What is required:
Below are entries. Give back exactly the lines from the one containing "What seaborn and" through the one containing "from matplotlib.ticker import FuncFormatter", inclusive, without the pictures.

Source data:
——
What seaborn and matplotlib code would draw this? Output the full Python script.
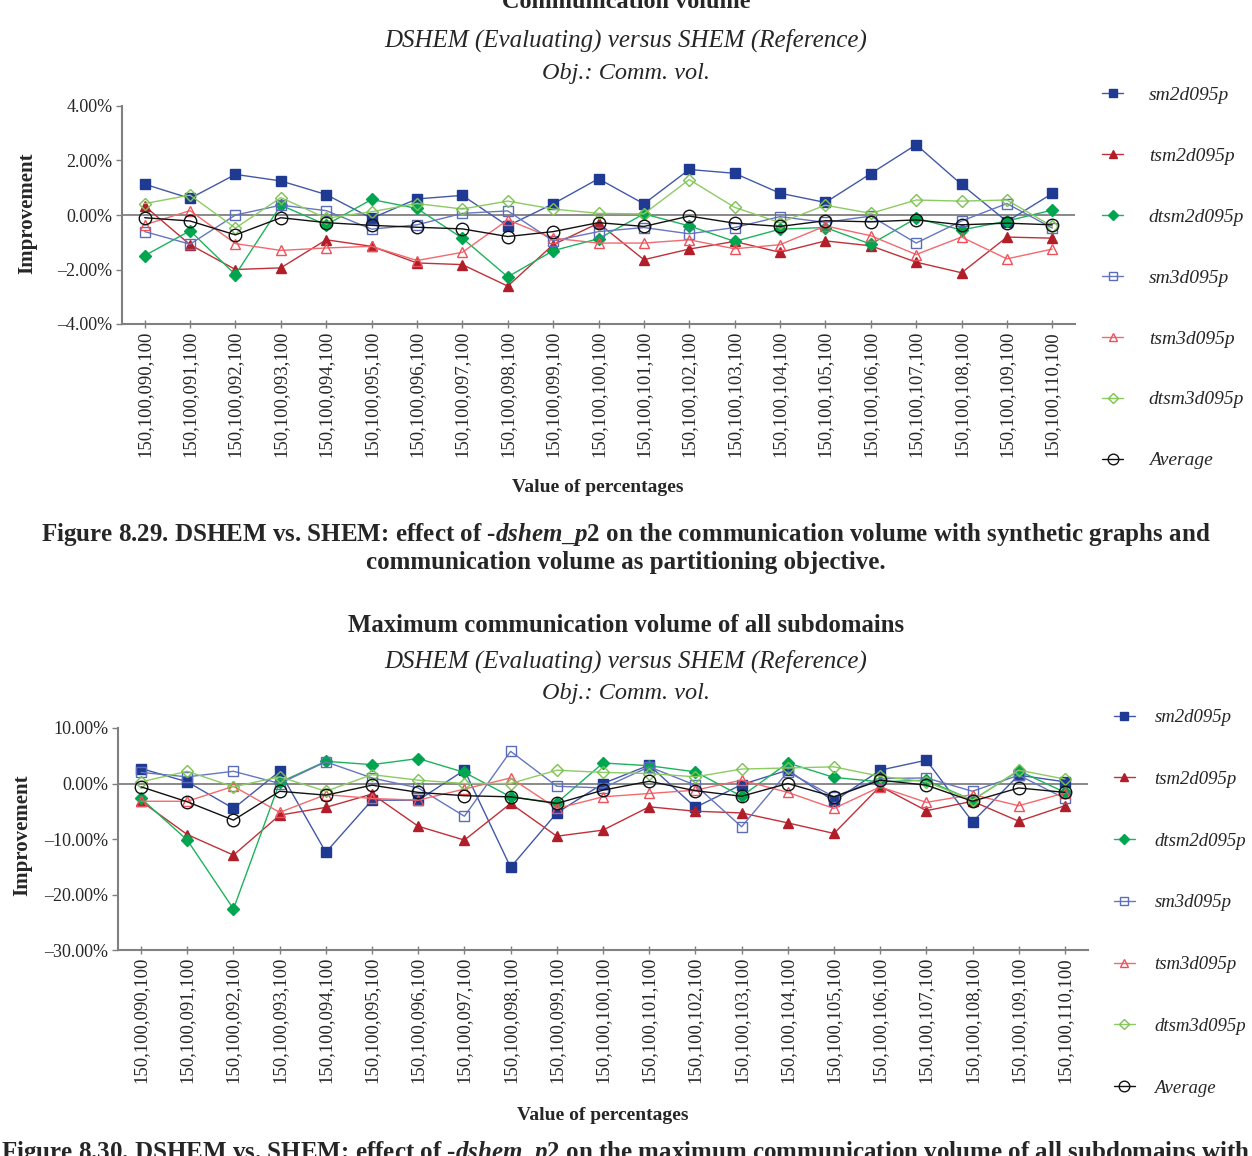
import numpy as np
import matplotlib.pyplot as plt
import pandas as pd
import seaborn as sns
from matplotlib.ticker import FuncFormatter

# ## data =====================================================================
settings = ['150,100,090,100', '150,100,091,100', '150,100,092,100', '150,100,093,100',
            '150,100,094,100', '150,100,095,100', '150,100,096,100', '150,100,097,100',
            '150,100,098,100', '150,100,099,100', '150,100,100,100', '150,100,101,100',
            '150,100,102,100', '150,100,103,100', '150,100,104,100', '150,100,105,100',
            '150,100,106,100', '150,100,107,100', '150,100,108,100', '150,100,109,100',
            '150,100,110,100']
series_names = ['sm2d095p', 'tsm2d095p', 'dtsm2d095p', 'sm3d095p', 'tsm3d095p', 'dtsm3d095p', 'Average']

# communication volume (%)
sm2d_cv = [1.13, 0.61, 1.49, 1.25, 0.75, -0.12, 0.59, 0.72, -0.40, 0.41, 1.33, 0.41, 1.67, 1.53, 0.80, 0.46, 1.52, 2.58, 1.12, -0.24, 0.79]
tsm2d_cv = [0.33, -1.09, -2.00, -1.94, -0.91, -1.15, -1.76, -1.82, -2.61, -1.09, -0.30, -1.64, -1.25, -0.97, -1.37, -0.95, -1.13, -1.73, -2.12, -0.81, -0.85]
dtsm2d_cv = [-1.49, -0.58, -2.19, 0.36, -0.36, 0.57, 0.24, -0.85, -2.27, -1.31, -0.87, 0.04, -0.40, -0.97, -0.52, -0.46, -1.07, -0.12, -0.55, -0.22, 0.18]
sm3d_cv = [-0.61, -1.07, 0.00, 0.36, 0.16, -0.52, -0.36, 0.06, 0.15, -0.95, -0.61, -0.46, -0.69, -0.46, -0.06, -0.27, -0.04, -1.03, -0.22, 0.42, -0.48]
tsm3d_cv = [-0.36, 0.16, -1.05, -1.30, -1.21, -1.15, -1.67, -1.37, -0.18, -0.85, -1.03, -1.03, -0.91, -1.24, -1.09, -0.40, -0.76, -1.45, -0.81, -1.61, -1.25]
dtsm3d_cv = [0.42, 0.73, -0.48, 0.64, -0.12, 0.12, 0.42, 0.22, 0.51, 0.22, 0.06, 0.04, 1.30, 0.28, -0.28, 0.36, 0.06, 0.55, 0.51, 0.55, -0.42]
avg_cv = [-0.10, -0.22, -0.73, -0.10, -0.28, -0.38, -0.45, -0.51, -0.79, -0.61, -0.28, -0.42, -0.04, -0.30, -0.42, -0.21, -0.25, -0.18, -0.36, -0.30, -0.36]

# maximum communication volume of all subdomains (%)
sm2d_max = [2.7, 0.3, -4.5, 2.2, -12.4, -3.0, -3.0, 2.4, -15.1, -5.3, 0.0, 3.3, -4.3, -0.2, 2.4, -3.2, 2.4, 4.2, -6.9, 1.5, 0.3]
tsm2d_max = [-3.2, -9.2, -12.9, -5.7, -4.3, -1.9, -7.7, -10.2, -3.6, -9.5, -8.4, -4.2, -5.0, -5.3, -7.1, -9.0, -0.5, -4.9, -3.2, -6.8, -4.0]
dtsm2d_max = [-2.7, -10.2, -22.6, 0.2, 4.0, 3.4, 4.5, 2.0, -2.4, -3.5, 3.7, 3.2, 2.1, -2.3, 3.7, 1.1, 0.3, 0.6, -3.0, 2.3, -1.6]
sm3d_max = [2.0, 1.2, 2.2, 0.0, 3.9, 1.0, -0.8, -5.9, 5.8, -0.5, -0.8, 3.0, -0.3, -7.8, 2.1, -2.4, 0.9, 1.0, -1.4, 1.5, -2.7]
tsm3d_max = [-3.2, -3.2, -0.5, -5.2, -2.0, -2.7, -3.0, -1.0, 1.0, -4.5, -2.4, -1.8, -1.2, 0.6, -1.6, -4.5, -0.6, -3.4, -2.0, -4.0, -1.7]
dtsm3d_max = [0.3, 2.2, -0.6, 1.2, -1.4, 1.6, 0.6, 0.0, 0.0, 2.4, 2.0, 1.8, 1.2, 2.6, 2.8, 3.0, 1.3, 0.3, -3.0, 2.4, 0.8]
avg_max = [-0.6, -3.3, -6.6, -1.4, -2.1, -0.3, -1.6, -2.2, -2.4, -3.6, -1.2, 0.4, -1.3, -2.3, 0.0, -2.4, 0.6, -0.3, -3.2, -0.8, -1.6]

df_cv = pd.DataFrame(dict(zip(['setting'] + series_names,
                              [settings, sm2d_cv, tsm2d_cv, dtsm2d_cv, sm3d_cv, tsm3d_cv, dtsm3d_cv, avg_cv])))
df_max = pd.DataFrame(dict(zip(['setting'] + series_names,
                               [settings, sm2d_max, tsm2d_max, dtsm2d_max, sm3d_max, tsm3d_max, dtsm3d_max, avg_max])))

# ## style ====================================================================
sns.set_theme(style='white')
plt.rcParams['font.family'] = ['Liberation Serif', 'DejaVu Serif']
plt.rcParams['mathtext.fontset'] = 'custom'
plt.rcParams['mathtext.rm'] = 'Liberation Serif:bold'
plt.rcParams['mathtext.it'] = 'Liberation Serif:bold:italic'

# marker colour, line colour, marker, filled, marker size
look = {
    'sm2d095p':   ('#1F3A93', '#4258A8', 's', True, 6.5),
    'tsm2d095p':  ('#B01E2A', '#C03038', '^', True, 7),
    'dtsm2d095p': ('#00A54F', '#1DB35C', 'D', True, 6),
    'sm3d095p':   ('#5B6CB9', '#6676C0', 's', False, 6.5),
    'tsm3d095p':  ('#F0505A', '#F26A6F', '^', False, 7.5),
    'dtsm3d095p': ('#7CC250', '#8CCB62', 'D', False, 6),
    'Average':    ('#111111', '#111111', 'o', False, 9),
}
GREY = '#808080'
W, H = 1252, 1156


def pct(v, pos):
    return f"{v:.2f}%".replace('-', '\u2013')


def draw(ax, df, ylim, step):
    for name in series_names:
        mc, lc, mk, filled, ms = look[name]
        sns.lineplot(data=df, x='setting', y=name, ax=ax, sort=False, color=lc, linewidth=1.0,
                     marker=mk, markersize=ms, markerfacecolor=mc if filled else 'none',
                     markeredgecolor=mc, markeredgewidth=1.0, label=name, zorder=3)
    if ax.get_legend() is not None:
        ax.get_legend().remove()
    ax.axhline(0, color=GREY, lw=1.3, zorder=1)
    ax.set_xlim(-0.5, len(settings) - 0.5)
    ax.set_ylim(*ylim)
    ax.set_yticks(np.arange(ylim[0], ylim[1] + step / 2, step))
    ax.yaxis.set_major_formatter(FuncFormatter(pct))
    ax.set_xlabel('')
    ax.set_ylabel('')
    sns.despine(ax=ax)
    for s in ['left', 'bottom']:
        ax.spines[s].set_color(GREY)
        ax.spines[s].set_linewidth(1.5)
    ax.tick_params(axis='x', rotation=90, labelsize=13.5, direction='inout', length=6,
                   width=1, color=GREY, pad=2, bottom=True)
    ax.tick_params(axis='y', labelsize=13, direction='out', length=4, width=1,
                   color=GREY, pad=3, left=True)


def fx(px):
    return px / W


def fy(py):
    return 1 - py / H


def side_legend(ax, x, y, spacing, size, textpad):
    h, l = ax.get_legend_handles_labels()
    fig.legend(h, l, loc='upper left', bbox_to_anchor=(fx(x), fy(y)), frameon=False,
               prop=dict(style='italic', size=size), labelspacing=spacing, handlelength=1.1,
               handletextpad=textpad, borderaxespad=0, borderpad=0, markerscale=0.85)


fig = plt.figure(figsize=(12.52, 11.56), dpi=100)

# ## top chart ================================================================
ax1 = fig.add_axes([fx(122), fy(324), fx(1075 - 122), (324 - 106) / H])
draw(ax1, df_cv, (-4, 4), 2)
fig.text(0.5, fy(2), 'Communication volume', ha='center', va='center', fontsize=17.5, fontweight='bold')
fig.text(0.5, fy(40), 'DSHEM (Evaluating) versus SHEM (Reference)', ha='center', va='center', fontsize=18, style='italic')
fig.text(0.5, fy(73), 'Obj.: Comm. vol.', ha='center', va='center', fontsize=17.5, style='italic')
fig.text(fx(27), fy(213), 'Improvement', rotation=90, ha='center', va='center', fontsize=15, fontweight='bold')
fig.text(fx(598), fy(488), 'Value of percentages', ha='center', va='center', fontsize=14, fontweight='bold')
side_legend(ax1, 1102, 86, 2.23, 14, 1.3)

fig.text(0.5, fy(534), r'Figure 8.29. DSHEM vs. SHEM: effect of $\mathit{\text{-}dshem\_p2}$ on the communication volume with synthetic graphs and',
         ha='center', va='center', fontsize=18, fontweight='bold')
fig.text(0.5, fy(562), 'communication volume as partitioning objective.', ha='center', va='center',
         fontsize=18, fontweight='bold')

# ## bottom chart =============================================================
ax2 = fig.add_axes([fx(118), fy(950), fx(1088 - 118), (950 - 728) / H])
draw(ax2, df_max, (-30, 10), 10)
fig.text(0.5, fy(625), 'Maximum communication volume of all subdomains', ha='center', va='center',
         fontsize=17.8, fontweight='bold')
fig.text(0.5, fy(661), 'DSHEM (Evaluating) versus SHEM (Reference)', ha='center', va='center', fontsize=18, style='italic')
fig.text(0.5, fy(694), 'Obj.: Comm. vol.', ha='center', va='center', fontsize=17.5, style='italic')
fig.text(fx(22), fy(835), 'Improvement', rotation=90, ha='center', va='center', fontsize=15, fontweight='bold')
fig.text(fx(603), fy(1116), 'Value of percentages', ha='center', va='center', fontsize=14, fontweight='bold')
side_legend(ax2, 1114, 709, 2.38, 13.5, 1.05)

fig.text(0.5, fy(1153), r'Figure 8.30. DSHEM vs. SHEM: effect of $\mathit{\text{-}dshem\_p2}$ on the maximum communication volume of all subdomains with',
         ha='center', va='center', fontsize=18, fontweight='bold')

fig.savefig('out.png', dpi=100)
——
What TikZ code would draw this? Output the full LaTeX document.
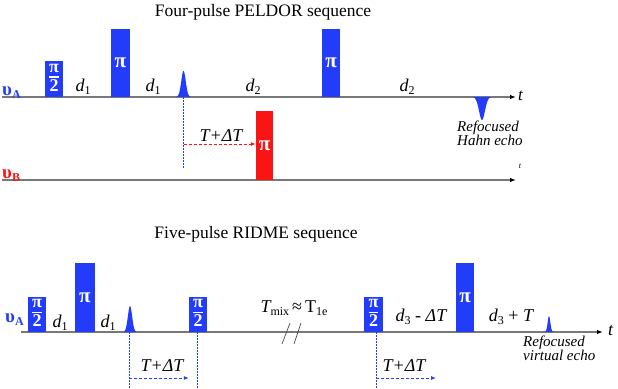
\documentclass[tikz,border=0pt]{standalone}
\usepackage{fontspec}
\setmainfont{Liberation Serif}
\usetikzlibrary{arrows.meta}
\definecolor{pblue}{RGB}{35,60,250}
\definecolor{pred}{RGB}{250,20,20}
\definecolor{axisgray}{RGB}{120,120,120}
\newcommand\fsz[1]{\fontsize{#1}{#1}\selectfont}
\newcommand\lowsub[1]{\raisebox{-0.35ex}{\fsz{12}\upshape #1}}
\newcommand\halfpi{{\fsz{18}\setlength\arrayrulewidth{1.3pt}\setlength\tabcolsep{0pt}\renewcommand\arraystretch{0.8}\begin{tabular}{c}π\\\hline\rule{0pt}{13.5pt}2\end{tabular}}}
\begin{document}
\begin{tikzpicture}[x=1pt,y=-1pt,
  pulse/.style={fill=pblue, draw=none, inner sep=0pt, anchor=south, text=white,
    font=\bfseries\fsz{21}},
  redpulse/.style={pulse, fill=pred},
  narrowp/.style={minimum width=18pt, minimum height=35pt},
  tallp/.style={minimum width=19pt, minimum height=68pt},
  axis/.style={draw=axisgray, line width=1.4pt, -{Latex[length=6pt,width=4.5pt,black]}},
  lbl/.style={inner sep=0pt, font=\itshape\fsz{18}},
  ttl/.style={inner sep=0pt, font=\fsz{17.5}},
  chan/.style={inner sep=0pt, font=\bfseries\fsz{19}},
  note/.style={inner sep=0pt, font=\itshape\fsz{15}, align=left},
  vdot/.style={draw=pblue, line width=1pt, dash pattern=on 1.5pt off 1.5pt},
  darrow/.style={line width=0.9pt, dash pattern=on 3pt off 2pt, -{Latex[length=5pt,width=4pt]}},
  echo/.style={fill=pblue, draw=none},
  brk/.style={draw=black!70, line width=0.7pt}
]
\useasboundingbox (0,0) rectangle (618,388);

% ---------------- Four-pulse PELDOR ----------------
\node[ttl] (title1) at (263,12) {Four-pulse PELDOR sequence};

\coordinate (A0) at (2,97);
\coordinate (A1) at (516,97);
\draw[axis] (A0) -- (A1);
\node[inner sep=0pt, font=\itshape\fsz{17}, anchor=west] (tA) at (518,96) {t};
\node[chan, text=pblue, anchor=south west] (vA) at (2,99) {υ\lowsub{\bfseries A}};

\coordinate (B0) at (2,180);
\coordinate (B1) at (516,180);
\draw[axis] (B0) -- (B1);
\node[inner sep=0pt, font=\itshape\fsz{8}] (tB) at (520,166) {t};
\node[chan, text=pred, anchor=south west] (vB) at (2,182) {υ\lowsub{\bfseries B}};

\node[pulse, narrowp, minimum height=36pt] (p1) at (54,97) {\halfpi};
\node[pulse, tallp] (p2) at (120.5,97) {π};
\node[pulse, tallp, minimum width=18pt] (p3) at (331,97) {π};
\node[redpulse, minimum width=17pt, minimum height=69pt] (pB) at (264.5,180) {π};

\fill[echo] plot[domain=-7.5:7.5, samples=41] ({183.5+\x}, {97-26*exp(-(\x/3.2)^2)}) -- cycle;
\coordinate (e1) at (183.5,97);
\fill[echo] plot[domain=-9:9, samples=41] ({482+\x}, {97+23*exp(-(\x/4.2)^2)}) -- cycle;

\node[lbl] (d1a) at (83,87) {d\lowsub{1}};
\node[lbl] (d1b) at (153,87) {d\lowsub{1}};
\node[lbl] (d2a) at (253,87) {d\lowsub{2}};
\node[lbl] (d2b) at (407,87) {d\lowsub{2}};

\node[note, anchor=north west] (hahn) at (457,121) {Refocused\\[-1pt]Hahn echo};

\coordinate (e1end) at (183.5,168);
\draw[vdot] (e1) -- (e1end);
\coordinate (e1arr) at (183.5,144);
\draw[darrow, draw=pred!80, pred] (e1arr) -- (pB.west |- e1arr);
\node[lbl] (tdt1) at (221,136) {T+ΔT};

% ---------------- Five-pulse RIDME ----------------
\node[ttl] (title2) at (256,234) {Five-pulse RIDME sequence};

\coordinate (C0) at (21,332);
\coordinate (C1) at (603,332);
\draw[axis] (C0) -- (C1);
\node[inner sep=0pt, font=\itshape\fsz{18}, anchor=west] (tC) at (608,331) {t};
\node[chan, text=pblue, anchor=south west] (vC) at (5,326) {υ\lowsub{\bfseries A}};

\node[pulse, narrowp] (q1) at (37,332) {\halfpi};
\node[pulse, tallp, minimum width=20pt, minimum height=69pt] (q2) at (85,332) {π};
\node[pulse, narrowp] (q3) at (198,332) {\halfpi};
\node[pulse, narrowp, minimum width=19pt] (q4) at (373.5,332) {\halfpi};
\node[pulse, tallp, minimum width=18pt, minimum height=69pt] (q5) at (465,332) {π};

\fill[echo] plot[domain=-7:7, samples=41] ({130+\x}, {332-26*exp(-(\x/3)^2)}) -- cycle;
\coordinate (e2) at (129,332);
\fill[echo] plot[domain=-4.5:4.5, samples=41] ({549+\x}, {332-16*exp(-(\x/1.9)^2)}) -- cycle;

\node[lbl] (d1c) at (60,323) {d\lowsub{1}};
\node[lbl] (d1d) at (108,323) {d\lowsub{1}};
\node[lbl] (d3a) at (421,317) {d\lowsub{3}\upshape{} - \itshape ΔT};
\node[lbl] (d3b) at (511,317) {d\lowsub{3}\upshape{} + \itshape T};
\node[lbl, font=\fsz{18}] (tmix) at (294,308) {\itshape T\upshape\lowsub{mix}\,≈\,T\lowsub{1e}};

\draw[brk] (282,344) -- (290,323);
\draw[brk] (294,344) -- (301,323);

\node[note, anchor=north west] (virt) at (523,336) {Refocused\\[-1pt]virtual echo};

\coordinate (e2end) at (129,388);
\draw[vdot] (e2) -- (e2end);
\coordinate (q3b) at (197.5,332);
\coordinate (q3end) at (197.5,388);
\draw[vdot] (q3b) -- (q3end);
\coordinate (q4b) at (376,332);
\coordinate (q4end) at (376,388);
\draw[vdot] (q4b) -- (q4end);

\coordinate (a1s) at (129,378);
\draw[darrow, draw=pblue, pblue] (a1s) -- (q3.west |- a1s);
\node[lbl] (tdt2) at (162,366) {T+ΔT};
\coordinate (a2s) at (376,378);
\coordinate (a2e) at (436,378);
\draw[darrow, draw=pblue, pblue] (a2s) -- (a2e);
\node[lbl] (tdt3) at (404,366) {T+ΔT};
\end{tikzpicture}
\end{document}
——
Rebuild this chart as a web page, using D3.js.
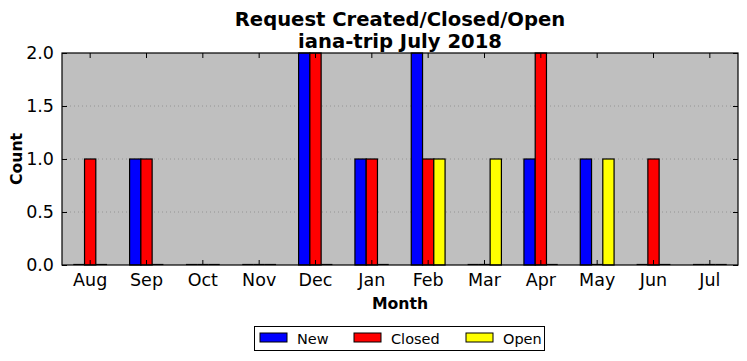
——
Solution below:
What seaborn and matplotlib code would draw this? Output the full Python script.
import numpy as np
import matplotlib.pyplot as plt
import pandas as pd
import seaborn as sns
from matplotlib.ticker import FuncFormatter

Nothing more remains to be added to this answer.